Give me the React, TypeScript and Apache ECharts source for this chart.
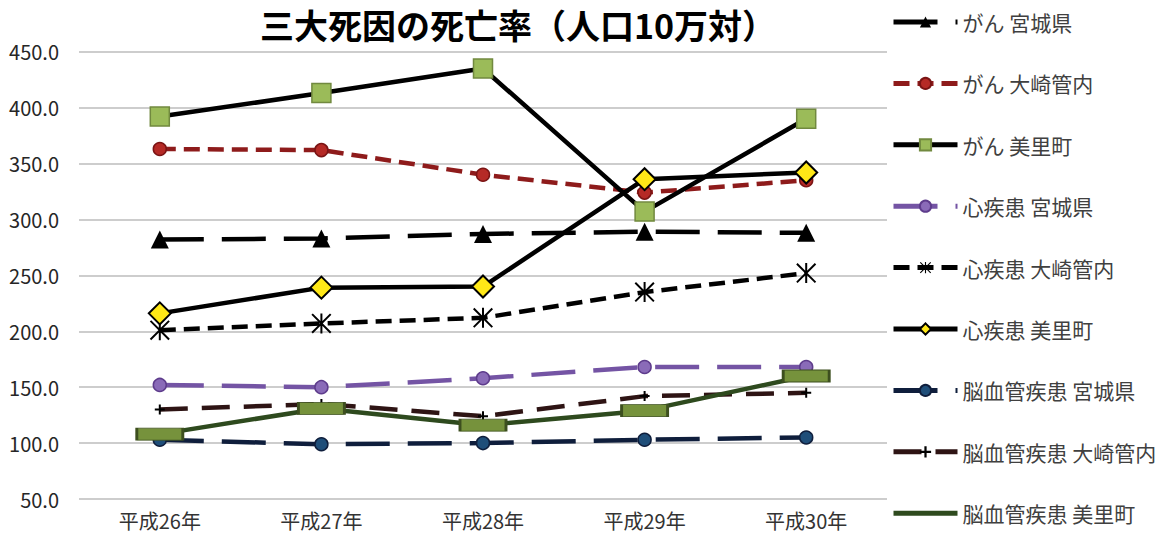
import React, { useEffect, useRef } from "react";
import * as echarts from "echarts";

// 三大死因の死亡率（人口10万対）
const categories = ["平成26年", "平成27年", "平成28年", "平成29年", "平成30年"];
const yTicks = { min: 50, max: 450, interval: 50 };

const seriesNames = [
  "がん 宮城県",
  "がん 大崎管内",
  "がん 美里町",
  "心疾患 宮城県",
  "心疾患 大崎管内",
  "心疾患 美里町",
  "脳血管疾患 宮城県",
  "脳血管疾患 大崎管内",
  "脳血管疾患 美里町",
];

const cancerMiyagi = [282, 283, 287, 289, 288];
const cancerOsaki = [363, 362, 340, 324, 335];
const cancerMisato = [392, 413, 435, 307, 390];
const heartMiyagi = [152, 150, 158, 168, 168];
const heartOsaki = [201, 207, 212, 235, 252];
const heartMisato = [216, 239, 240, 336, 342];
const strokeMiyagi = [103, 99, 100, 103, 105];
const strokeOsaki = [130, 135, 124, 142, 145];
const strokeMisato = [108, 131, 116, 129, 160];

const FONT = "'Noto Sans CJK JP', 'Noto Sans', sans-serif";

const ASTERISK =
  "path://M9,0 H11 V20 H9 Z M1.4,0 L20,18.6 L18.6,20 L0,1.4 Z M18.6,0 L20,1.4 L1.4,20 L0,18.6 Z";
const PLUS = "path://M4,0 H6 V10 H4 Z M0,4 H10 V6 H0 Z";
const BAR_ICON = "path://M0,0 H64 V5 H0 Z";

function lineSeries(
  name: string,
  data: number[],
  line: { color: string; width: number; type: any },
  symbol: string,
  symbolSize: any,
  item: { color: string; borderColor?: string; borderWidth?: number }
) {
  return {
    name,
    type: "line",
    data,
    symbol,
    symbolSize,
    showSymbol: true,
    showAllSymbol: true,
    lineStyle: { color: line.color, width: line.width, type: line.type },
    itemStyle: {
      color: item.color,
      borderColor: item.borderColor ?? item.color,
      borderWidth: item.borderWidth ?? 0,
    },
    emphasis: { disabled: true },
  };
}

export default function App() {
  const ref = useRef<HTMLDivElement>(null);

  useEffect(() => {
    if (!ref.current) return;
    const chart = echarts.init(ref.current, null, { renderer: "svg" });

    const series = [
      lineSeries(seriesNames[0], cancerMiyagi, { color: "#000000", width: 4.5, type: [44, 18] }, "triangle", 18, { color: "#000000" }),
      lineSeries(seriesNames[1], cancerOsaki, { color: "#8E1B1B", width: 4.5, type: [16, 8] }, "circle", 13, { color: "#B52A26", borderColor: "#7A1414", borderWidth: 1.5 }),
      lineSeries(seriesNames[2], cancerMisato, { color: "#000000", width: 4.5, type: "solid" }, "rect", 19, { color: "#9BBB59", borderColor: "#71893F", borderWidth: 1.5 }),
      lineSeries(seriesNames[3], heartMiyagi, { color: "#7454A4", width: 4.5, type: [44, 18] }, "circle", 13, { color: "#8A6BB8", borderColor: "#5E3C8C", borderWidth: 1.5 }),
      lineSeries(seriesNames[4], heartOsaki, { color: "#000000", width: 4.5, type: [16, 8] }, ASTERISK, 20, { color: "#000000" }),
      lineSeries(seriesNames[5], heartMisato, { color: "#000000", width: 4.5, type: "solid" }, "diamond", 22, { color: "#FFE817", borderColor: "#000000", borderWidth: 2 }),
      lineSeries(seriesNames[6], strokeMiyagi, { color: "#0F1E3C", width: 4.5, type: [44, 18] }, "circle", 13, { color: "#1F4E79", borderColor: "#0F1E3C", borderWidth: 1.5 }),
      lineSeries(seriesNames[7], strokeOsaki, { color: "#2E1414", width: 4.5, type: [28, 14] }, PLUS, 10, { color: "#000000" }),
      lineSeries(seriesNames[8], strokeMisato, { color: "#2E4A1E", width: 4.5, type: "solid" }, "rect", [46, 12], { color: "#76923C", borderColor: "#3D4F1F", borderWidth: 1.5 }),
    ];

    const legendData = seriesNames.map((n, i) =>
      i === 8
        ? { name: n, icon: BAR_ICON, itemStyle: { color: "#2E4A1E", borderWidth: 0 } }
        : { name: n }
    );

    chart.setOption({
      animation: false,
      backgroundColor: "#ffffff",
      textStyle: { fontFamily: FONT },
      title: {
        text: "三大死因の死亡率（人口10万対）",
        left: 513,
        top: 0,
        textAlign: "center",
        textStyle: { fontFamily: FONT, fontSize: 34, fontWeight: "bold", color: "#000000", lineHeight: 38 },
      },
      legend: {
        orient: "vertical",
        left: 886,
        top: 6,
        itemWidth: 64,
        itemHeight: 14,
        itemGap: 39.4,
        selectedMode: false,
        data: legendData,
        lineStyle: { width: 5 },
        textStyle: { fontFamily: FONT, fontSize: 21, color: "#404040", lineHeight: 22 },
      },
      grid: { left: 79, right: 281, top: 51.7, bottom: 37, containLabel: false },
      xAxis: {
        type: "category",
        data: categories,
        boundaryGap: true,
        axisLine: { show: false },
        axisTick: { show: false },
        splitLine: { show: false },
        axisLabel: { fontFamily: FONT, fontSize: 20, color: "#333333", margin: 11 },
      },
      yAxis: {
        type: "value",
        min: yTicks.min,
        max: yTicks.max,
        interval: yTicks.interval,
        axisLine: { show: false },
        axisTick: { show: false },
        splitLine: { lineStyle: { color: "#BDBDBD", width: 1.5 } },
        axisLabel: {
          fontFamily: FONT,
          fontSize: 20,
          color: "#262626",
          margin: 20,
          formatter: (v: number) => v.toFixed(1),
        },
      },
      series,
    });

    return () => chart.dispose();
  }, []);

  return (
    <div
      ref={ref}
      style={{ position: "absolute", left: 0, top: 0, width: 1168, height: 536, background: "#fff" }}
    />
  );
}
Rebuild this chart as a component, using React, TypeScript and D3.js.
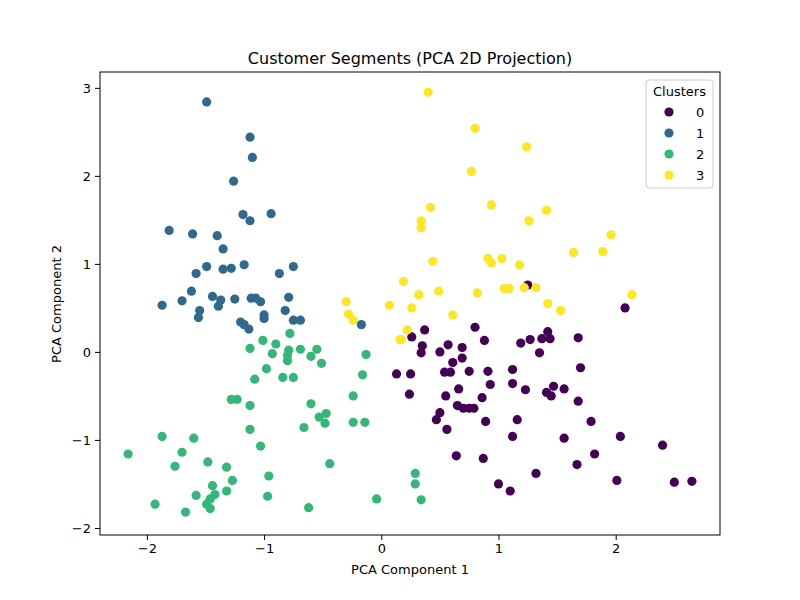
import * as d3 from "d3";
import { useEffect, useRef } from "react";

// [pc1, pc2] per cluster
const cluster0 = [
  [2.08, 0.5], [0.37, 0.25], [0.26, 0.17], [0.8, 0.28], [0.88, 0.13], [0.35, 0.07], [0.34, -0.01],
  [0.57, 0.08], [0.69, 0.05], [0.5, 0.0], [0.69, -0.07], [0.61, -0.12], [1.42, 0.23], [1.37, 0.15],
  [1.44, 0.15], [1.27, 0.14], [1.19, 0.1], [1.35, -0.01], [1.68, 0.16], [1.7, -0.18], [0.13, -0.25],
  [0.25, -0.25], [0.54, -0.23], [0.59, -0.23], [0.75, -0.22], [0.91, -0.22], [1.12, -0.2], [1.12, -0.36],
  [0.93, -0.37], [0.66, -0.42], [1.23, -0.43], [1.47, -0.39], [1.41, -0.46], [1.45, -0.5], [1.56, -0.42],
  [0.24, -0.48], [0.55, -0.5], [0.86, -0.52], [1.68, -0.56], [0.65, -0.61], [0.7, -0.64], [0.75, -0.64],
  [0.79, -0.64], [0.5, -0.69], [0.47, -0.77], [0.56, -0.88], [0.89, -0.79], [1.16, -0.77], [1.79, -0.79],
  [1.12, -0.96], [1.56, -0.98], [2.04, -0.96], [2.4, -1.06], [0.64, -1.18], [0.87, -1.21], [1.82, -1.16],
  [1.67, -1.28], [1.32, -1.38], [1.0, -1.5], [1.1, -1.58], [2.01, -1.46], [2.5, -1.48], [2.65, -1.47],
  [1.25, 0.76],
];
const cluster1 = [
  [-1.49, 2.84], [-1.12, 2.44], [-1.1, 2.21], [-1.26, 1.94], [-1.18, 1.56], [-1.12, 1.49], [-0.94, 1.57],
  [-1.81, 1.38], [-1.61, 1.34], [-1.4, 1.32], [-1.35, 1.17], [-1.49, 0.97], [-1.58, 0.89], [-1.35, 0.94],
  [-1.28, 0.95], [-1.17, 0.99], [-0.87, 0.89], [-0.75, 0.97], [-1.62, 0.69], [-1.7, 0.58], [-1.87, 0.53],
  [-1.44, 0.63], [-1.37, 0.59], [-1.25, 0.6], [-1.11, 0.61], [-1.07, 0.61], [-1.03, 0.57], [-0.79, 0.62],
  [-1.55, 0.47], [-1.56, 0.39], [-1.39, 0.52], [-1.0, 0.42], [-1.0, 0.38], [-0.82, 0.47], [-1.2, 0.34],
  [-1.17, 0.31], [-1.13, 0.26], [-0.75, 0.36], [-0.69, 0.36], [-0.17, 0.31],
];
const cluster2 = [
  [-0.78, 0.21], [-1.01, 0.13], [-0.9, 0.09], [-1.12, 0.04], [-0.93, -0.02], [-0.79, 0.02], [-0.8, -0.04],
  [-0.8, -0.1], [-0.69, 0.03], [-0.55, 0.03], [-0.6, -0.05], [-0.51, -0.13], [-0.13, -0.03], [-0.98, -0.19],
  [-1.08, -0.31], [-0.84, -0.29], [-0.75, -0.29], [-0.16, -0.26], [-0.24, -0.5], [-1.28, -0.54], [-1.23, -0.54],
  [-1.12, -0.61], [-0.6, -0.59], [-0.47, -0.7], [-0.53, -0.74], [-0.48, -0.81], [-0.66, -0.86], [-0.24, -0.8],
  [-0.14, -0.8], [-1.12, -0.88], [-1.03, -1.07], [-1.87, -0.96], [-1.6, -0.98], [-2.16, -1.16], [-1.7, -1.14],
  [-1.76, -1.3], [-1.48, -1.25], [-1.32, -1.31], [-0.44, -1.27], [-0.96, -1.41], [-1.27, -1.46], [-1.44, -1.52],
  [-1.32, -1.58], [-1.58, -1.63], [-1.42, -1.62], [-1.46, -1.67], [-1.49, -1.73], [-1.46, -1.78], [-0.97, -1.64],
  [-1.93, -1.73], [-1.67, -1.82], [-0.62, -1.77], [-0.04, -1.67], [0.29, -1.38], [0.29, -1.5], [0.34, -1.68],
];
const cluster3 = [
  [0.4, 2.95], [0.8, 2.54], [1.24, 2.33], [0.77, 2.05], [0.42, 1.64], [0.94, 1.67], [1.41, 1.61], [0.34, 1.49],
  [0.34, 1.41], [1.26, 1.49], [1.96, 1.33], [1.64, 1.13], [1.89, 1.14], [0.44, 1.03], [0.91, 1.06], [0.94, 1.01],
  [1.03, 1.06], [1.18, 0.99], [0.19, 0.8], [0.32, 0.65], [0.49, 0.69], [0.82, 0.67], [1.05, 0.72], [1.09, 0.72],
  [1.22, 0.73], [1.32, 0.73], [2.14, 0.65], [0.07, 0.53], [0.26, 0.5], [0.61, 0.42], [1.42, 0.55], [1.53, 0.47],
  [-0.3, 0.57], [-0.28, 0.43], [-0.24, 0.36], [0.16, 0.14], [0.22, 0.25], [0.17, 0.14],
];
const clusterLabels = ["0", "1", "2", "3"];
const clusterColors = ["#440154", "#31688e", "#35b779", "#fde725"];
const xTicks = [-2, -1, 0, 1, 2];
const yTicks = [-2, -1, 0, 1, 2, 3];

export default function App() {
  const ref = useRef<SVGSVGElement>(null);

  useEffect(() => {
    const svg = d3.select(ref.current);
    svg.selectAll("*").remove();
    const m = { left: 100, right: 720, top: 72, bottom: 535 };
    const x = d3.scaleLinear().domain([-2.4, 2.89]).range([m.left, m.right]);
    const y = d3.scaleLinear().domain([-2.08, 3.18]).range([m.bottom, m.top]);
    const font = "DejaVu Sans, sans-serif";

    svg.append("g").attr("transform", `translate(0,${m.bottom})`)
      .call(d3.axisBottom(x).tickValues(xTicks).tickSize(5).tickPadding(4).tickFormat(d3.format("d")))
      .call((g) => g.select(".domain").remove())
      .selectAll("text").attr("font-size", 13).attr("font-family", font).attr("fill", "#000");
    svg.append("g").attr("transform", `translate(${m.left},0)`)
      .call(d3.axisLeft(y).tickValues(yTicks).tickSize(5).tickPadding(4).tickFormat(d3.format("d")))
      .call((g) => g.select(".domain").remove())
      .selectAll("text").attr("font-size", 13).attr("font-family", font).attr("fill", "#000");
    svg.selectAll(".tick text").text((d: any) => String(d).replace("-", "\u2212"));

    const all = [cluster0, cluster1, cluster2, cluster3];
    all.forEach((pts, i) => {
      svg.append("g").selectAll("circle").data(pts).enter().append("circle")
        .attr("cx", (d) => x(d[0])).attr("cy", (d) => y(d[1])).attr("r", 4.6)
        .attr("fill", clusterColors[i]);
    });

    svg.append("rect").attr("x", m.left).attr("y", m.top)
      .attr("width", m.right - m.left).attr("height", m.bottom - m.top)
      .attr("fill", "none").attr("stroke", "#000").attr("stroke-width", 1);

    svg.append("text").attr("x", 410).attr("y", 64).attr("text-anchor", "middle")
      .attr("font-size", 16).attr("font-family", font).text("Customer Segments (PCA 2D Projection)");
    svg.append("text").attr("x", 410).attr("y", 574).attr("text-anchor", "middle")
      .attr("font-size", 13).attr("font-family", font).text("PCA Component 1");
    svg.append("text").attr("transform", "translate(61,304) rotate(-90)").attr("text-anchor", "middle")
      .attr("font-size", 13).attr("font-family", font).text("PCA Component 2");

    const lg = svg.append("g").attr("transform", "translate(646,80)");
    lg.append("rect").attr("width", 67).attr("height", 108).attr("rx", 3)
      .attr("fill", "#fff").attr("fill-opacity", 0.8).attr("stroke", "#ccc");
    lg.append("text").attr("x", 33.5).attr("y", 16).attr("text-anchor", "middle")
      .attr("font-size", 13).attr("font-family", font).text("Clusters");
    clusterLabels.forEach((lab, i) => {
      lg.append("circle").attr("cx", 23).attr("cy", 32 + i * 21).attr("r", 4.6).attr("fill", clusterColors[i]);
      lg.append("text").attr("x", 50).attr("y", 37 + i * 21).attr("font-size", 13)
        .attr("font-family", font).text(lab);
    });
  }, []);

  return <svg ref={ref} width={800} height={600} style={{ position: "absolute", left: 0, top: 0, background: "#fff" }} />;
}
---
> _What to do_:
From the material above, copy each line that includes the word "TypeScript".

> _Completed exercise_:
Give me the React, TypeScript and Apache ECharts source for this chart.
Rebuild this chart as a component, using React, TypeScript and D3.js.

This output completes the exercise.